When I was 11 years old, I asked myself for the first time, What is life? This question never left my mind ever, it glued inside my mind and I was on this trail to find the meaning of it. Today after 20 years of journey from that point, I am still not sure of the exact one line definition of it because there is no one line definition for it.
There were many errands from that point on, ups and downs, trails to follow, puzzles to figure out, some sorrows and plenty of happy moments. After all the experiences and pondering, I have come to realize that there is no need to find an answer for this question. But the question itself is very important to ask. If you do not want to query about something that is so important, you will never have rigour and motivation to look for it.
There are some questions in life which do not need to be answered but they play the most significant part to make who you are as a person.
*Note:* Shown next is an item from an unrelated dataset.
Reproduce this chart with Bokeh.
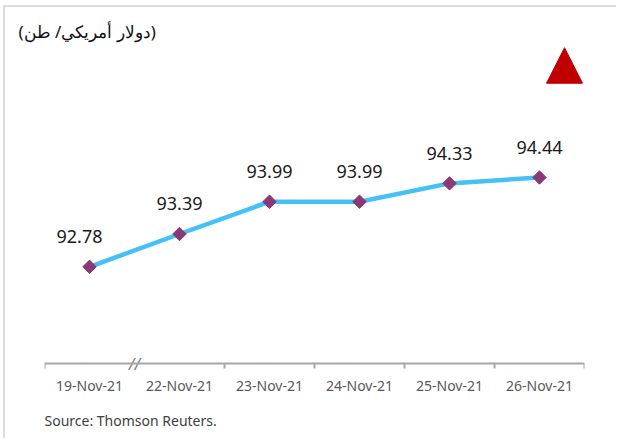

Today when I am much wiser and awaken as compared to 11 years old little girl. I can see life from a wider perspective. My search from this point is not for the answer but for more questions. I do not intend anymore to look for the key as the door has always been open but I want to move forward and experience the changes and thrill of it just like we do while sitting in a theater room.
I want to be a learner and a student of life so it can teach me the reason of my existence and soul. I want to see the depth of human nature and the capacity on what it prevails.
Life is indeed very beautiful because it is like a tree that changes with every season but stays at the same place through out until it decays. This is the rule of nature, this is the rule of universe.